- [Exercise objective] Exclude the pictures and return every line exactly as written.
* begin Source data *
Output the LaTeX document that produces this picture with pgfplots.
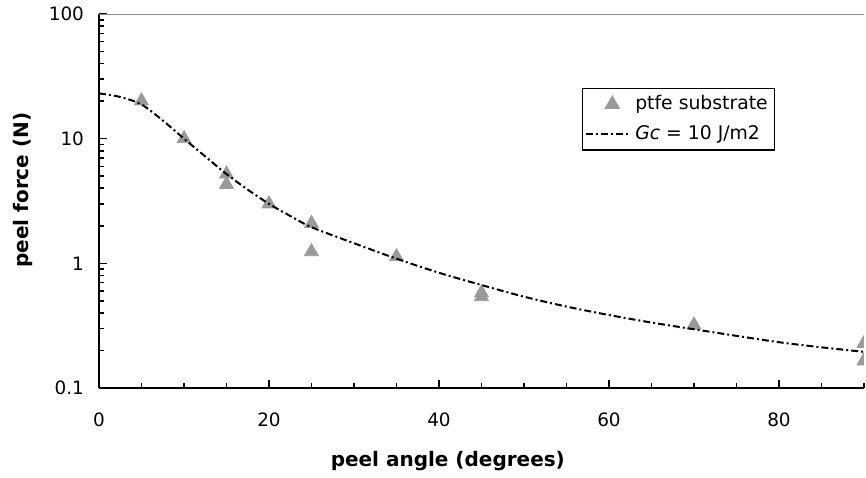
\documentclass[border=0pt]{standalone}
\usepackage{fontspec}
\setmainfont{DejaVu Sans}
\usepackage{pgfplots}
\pgfplotsset{compat=1.18}
\definecolor{mk}{HTML}{9A9A9A}
\pgfplotsset{
  mklegend/.style={legend image code/.code={\draw[mark repeat=2, mark phase=2, ##1] plot coordinates {(0pt,0pt) (13pt,0pt) (22pt,0pt)};}},
  lnlegend/.style={legend image code/.code={\draw[##1] (0pt,0pt) -- (22pt,0pt);}},
}
\begin{document}
\begin{tikzpicture}
\begin{axis}[
  scale only axis, width=382.5pt, height=187pt,
  xmin=0, xmax=90, ymin=0.1, ymax=100, ymode=log,
  axis x line*=bottom, axis y line*=left,
  axis line style={line width=1pt, -},
  tick style={black, line width=0.8pt},
  tick align=inside,
  major tick length=4pt, minor tick length=2.5pt,
  xtick={0,20,40,60,80}, minor xtick={5,10,...,90},
  ytick={0.1,1,10,100}, yticklabels={0.1,1,10,100},
  /pgf/number format/assume math mode=true,
  ticklabel style={font=\fontsize{9.2}{11}\selectfont},
  xticklabel style={yshift=-9pt},
  yticklabel style={xshift=-4pt},
  xlabel={\textbf{peel angle (degrees)}},
  ylabel={\textbf{peel force (N)}},
  label style={font=\fontsize{10}{12}\selectfont},
  xlabel style={at={(axis description cs:0.456,0)}, anchor=center, yshift=-36.5pt},
  ylabel style={at={([xshift=-38pt]axis description cs:0,0.529)}, anchor=center},
  clip marker paths=true, clip bounding box=upper bound,
  legend style={at={(rel axis cs:0.631,0.802)}, anchor=north west, draw=black, line width=0.6pt,
    font=\fontsize{9.4}{11}\selectfont, inner sep=1.5pt, row sep=2.5pt},
  legend cell align=left,
]
\addplot[only marks, mark=triangle*, mark size=4pt, mark options={fill=mk, draw=mk}, mklegend]
  coordinates {
  (5,20.1) (10,10.0) (15,5.2) (15,4.3) (20,3.0) (25,2.09) (25,1.24)
  (35,1.13) (45,0.58) (45,0.54) (70,0.32) (90,0.228) (90,0.165)
  };
\addlegendentry{ptfe substrate}
\addplot[black, line width=1pt, smooth, dash pattern=on 3.5pt off 1.5pt on 1pt off 1.5pt, lnlegend]
  coordinates {
  (0,23.1) (2.5,21.6) (5,18.8) (7.5,14) (10,10) (12.5,7.2) (15,5.2) (17.5,3.9)
  (20,3.0) (22.5,2.4) (25,1.95) (30,1.45) (35,1.09) (40,0.84) (45,0.67)
  (50,0.54) (55,0.45) (60,0.385) (65,0.335) (70,0.296) (75,0.262) (80,0.233)
  (85,0.212) (90,0.195)
  };
\addlegendentry{\textit{Gc} = 10 J/m2}
\draw[black!45, line width=1pt] (rel axis cs:0,1) -- (rel axis cs:1,1);
\end{axis}
\pgfresetboundingbox
\useasboundingbox (-49.5pt,-44.5pt) rectangle (383.5pt,194pt);
\end{tikzpicture}
\end{document}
* end Source data *
- [Response to this exercise]
Output the LaTeX document that produces this picture with pgfplots.
\documentclass[border=0pt]{standalone}
\usepackage{fontspec}
\setmainfont{DejaVu Sans}
\usepackage{pgfplots}
\pgfplotsset{compat=1.18}
\definecolor{mk}{HTML}{9A9A9A}
\pgfplotsset{
  mklegend/.style={legend image code/.code={\draw[mark repeat=2, mark phase=2, ##1] plot coordinates {(0pt,0pt) (13pt,0pt) (22pt,0pt)};}},
  lnlegend/.style={legend image code/.code={\draw[##1] (0pt,0pt) -- (22pt,0pt);}},
}
\begin{document}
\begin{tikzpicture}
\begin{axis}[
  scale only axis, width=382.5pt, height=187pt,
  xmin=0, xmax=90, ymin=0.1, ymax=100, ymode=log,
  axis x line*=bottom, axis y line*=left,
  axis line style={line width=1pt, -},
  tick style={black, line width=0.8pt},
  tick align=inside,
  major tick length=4pt, minor tick length=2.5pt,
  xtick={0,20,40,60,80}, minor xtick={5,10,...,90},
  ytick={0.1,1,10,100}, yticklabels={0.1,1,10,100},
  /pgf/number format/assume math mode=true,
  ticklabel style={font=\fontsize{9.2}{11}\selectfont},
  xticklabel style={yshift=-9pt},
  yticklabel style={xshift=-4pt},
  xlabel={\textbf{peel angle (degrees)}},
  ylabel={\textbf{peel force (N)}},
  label style={font=\fontsize{10}{12}\selectfont},
  xlabel style={at={(axis description cs:0.456,0)}, anchor=center, yshift=-36.5pt},
  ylabel style={at={([xshift=-38pt]axis description cs:0,0.529)}, anchor=center},
  clip marker paths=true, clip bounding box=upper bound,
  legend style={at={(rel axis cs:0.631,0.802)}, anchor=north west, draw=black, line width=0.6pt,
    font=\fontsize{9.4}{11}\selectfont, inner sep=1.5pt, row sep=2.5pt},
  legend cell align=left,
]
\addplot[only marks, mark=triangle*, mark size=4pt, mark options={fill=mk, draw=mk}, mklegend]
  coordinates {
  (5,20.1) (10,10.0) (15,5.2) (15,4.3) (20,3.0) (25,2.09) (25,1.24)
  (35,1.13) (45,0.58) (45,0.54) (70,0.32) (90,0.228) (90,0.165)
  };
\addlegendentry{ptfe substrate}
\addplot[black, line width=1pt, smooth, dash pattern=on 3.5pt off 1.5pt on 1pt off 1.5pt, lnlegend]
  coordinates {
  (0,23.1) (2.5,21.6) (5,18.8) (7.5,14) (10,10) (12.5,7.2) (15,5.2) (17.5,3.9)
  (20,3.0) (22.5,2.4) (25,1.95) (30,1.45) (35,1.09) (40,0.84) (45,0.67)
  (50,0.54) (55,0.45) (60,0.385) (65,0.335) (70,0.296) (75,0.262) (80,0.233)
  (85,0.212) (90,0.195)
  };
\addlegendentry{\textit{Gc} = 10 J/m2}
\draw[black!45, line width=1pt] (rel axis cs:0,1) -- (rel axis cs:1,1);
\end{axis}
\pgfresetboundingbox
\useasboundingbox (-49.5pt,-44.5pt) rectangle (383.5pt,194pt);
\end{tikzpicture}
\end{document}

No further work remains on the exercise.